TCP的connect我们用的很多，向对端发起三次握手，请注意，UDP也可以调用connect接口，用来确定通信对端的地址。

Most people know that bind() may fail with the error EADDRINUSE, however, when you start playing around with address reuse, you may run into the strange situation that connect() fails with that error as well. How can this be? How can a remote address, after all that's what connect adds to a socket, be already in use? Connecting multiple sockets to exactly the same remote address has never been a problem before, so what's going wrong here?

a connection is defined by a tuple of five values, remember? And I also said, that these five values must be unique otherwise the system cannot distinguish two connections any longer, right? Well, with address reuse, you can bind two sockets of the same protocol to the same source address and port. That means three of those five values are already the same for these two sockets. If you now try to connect both of these sockets also to the same destination address and port, you would create two connected sockets, whose tuples are absolutely identical. This cannot work, at least not for TCP connections (UDP connections are no real connections anyway).

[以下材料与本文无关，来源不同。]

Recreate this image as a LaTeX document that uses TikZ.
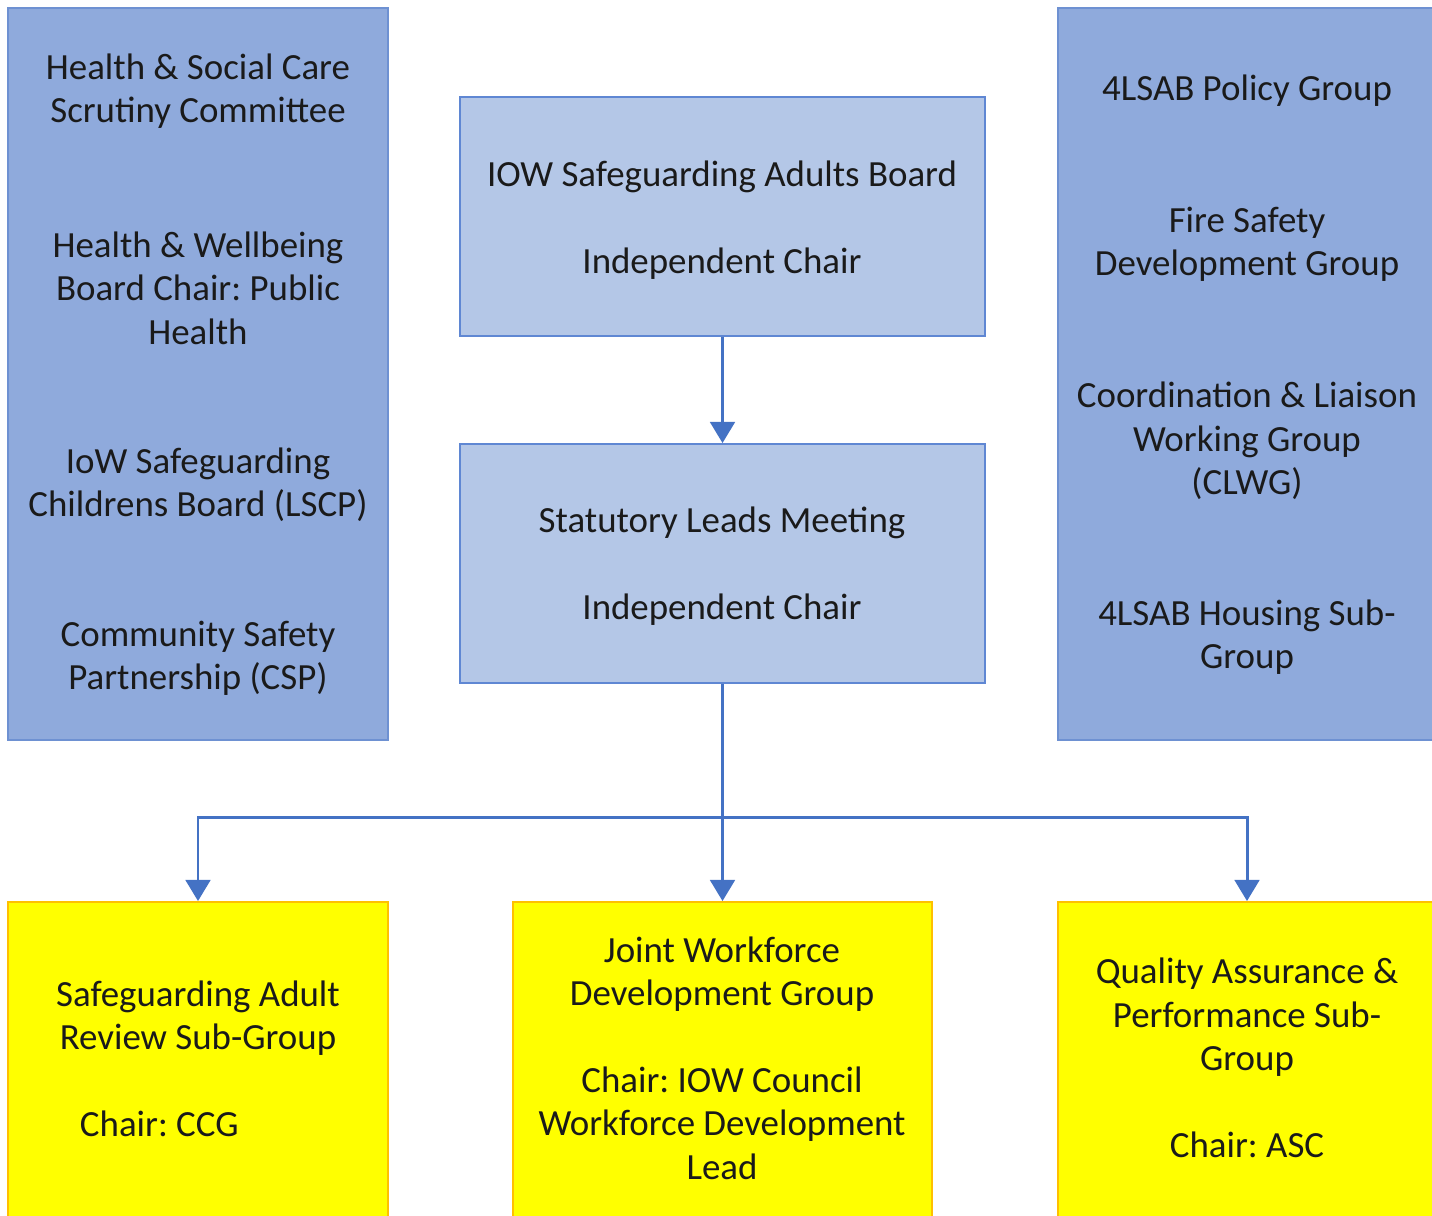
\documentclass[tikz,border=0pt]{standalone}
\usepackage{fontspec}
\setmainfont{Carlito}
\usetikzlibrary{fit,arrows.meta}

\definecolor{sidefill}{HTML}{8FAADC}
\definecolor{sideline}{HTML}{6E91D2}
\definecolor{leadfill}{HTML}{B4C7E7}
\definecolor{leadline}{HTML}{5F87D3}
\definecolor{subfill}{HTML}{FFFF00}
\definecolor{subline}{HTML}{FFC000}
\definecolor{linkblue}{HTML}{4472C4}
\definecolor{ink}{HTML}{1A1A1A}

\tikzset{
  txt/.style={text=ink, align=center, inner sep=0pt,
    font=\fontsize{21}{24.7}\selectfont},
  sidebox/.style={draw=sideline, fill=sidefill, line width=1.1pt, inner sep=0pt},
  leadbox/.style={draw=leadline, fill=leadfill, line width=1.1pt, inner sep=0pt},
  subbox/.style={draw=subline, fill=subfill, line width=1.1pt, inner sep=0pt},
  link/.style={draw=linkblue, line width=1.7pt},
  linkarrow/.style={link, -{Triangle[width=14pt,length=12pt]}}
}

\begin{document}
\frenchspacing
\begin{tikzpicture}[x=0.02cm, y=-0.02cm]
\clip (0,0) rectangle (1432,1215);
\fill[white] (0,0) rectangle (1432,1215);

% partner boards at the sides
\node[sidebox, fit={(8,8) (388,740)}] (partners) {};
\node[sidebox, fit={(1058,8) (1445,740)}] (groups) {};

\node[txt] (hscc) at (198,91) {Health \& Social Care\\Scrutiny Committee};
\node[txt] (hwb) at (198,288) {Health \& Wellbeing\\Board Chair: Public\\Health};
\node[txt] (lscp) at (198,485) {IoW Safeguarding\\Childrens Board (LSCP)};
\node[txt] (csp) at (198,658) {Community Safety\\Partnership (CSP)};

\node[txt] (policy) at (1247,91) {4LSAB Policy Group};
\node[txt] (fire) at (1247,244) {Fire Safety\\Development Group};
\node[txt] (clwg) at (1247,441) {Coordination \& Liaison\\Working Group\\(CLWG)};
\node[txt] (housing) at (1247,637) {4LSAB Housing Sub-\\Group};

% board and leads
\node[leadbox, fit={(460,97) (985,336)}] (board) {};
\node[leadbox, fit={(460,444) (985,683)}] (leads) {};
\node[txt] (boardtxt) at (722,220) {IOW Safeguarding Adults Board\\[24.7pt]Independent Chair};
\node[txt] (leadstxt) at (722,566) {Statutory Leads Meeting\\[24.7pt]Independent Chair};

% sub-groups
\node[subbox, fit={(8,902) (388,1218)}] (sar) {};
\node[subbox, fit={(513,902) (932,1218)}] (jwdg) {};
\node[subbox, fit={(1058,902) (1445,1218)}] (qa) {};
\node[txt] (sartxt) at (198,1059) {Safeguarding Adult\\Review Sub-Group\\[24.7pt]Chair: CCG\hspace*{1.55cm}};
\node[txt] (jwdgtxt) at (722,1058) {Joint Workforce\\Development Group\\[24.7pt]Chair: IOW Council\\Workforce Development\\Lead};
\node[txt] (qatxt) at (1247,1058) {Quality Assurance \&\\Performance Sub-\\Group\\[24.7pt]Chair: ASC};

\coordinate (split) at (leads.south |- 0,817);

\draw[linkarrow] (board.south) -- (leads.north);
\draw[link] (leads.south) -- (split);
\draw[linkarrow] (split) -- (jwdg.north -| split);
\draw[linkarrow] (split) -| (sar.north);
\draw[linkarrow] (split) -| (qa.north -| 1247,0);

\end{tikzpicture}
\end{document}
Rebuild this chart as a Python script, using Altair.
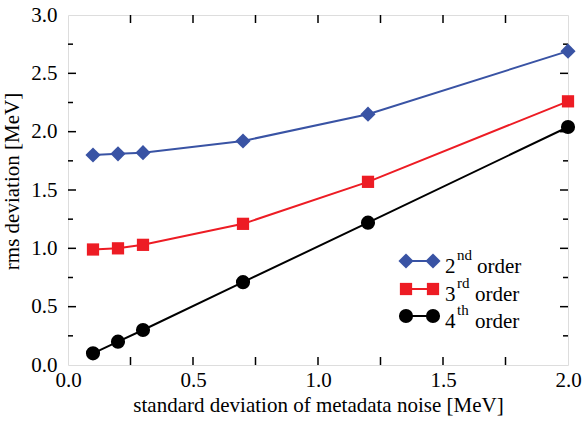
import altair as alt
import pandas as pd

# ---- data ----
x_vals = [0.1, 0.2, 0.3, 0.7, 1.2, 2.0]
second_order = [1.80, 1.81, 1.82, 1.92, 2.15, 2.69]
third_order = [0.99, 1.00, 1.03, 1.21, 1.57, 2.26]
fourth_order = [0.10, 0.20, 0.30, 0.71, 1.22, 2.04]

series_nums = ["2", "3", "4"]
series_sups = ["nd", "rd", "th"]
series_word = "order"

x_label_vals = [0.0, 0.5, 1.0, 1.5, 2.0]
y_label_vals = [0.0, 0.5, 1.0, 1.5, 2.0, 2.5, 3.0]
x_tick_vals = [0.25, 0.5, 0.75, 1.0, 1.25, 1.5, 1.75]
y_major_ticks = [0.5, 1.0, 1.5, 2.0, 2.5]
y_minor_ticks = [0.25, 0.75, 1.25, 1.75, 2.25, 2.75]

# ---- styling ----
FONT = "'Liberation Serif', 'Times New Roman', 'DejaVu Serif', serif"
FS = 21
colors = ["#3953a4", "#ed1c24", "#000000"]
shapes = ["diamond", "square", "circle"]
sizes = [230, 150, 200]
W, H = 500, 350

xs = alt.Scale(domain=[0, 2], nice=False, zero=False)
ys = alt.Scale(domain=[0, 3], nice=False, zero=False)

xaxis = alt.Axis(values=x_label_vals, format=".1f", ticks=False, domain=False, grid=False,
                 labelFlush=False, labelOverlap=False,
                 labelFont=FONT, labelFontSize=FS, labelColor="black", labelPadding=4,
                 title="standard deviation of metadata noise [MeV]", titleFont=FONT,
                 titleFontSize=FS, titleFontWeight="normal", titleColor="black", titlePadding=4)
yaxis = alt.Axis(values=y_label_vals, format=".1f", ticks=False, domain=False, grid=False,
                 labelFlush=False, labelOverlap=False,
                 labelFont=FONT, labelFontSize=FS, labelColor="black", labelPadding=11,
                 title="rms deviation [MeV]", titleFont=FONT, titleFontSize=FS,
                 titleFontWeight="normal", titleColor="black",
                 titleX=-56, titleY=166, titleAlign="center", titleBaseline="middle")

layers = []

# tick marks (inward, on all four sides)
xt = pd.DataFrame({"v": x_tick_vals})
ymaj = pd.DataFrame({"v": y_major_ticks})
ymin = pd.DataFrame({"v": y_minor_ticks})
tick_style = dict(color="black", strokeWidth=1.5)
X = alt.X("v:Q", scale=xs, axis=xaxis)
Y = alt.Y("v:Q", scale=ys, axis=yaxis)
layers.append(alt.Chart(xt).mark_rule(**tick_style).encode(x=X, y=alt.value(H), y2=alt.value(H - 8)))
layers.append(alt.Chart(xt).mark_rule(**tick_style).encode(x=X, y=alt.value(0), y2=alt.value(8)))
layers.append(alt.Chart(ymaj).mark_rule(**tick_style).encode(y=Y, x=alt.value(0), x2=alt.value(8)))
layers.append(alt.Chart(ymaj).mark_rule(**tick_style).encode(y=Y, x=alt.value(W), x2=alt.value(W - 8)))
layers.append(alt.Chart(ymin).mark_rule(**tick_style).encode(y=Y, x=alt.value(0), x2=alt.value(5)))
layers.append(alt.Chart(ymin).mark_rule(**tick_style).encode(y=Y, x=alt.value(W), x2=alt.value(W - 5)))

# data series
for vals, c, shp, sz in zip([second_order, third_order, fourth_order], colors, shapes, sizes):
    df = pd.DataFrame({"x": x_vals, "y": vals})
    enc = dict(x=alt.X("x:Q", scale=xs, axis=xaxis), y=alt.Y("y:Q", scale=ys, axis=yaxis))
    layers.append(alt.Chart(df).mark_line(color=c, strokeWidth=2).encode(**enc))
    layers.append(alt.Chart(df).mark_point(shape=shp, filled=True, size=sz, color=c,
                                           opacity=1, strokeWidth=0).encode(**enc))

# manual legend
row_y = [246, 274, 301]
sym_x1, sym_x2 = 338, 365
num_x = 377
sup_x = [389, 389, 389]
word_x = [409, 407, 407]
for i in range(3):
    one = pd.DataFrame({"n": [series_nums[i]], "s": [series_sups[i]], "w": [series_word]})
    ry = row_y[i]
    layers.append(alt.Chart(one).mark_rule(color=colors[i], strokeWidth=2).encode(
        x=alt.value(sym_x1), x2=alt.value(sym_x2), y=alt.value(ry)))
    for sx in (sym_x1, sym_x2):
        layers.append(alt.Chart(one).mark_point(shape=shapes[i], filled=True, size=sizes[i],
                                                color=colors[i], opacity=1, strokeWidth=0).encode(
            x=alt.value(sx), y=alt.value(ry)))
    layers.append(alt.Chart(one).mark_text(align="left", baseline="alphabetic", font=FONT,
                                           fontSize=FS, color="black").encode(
        x=alt.value(num_x), y=alt.value(ry + 12), text="n:N"))
    layers.append(alt.Chart(one).mark_text(align="left", baseline="alphabetic", font=FONT,
                                           fontSize=15, color="black").encode(
        x=alt.value(sup_x[i]), y=alt.value(ry - 1), text="s:N"))
    layers.append(alt.Chart(one).mark_text(align="left", baseline="alphabetic", font=FONT,
                                           fontSize=FS, color="black").encode(
        x=alt.value(word_x[i]), y=alt.value(ry + 12), text="w:N"))

chart = alt.layer(*layers).properties(
    width=W, height=H,
    autosize=alt.AutoSizeParams(type="none"),
    padding={"left": 68, "top": 15, "right": 14, "bottom": 56},
).configure_view(stroke="black", strokeWidth=2).configure(background="white")

chart.save("out.html", embed_options={"renderer": "svg", "actions": False})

If data arrived for either one of the two connections, the system could not tell which connection the data belongs to. At least the destination address or destination port must be different for either connection, so that the system has no problem to identify to which connection incoming data belongs to.

So if you bind two sockets of the same protocol to the same source address and port and try to connect them both to the same destination address and port, connect() will actually fail with the error EADDRINUSE for the second socket you try to connect, which means that a socket with an identical tuple of five values is already connected.

一个conection在kernel中由5元组来确定，（协议，源ip，源port，目的ip，目的port）。在地址复用的场景下，协议，源ip，源port都一样，如果再连接相同的目的ip和目的port，就会出现EADDRINUSE错误，因此kernel此时无法将两个connection区分开来。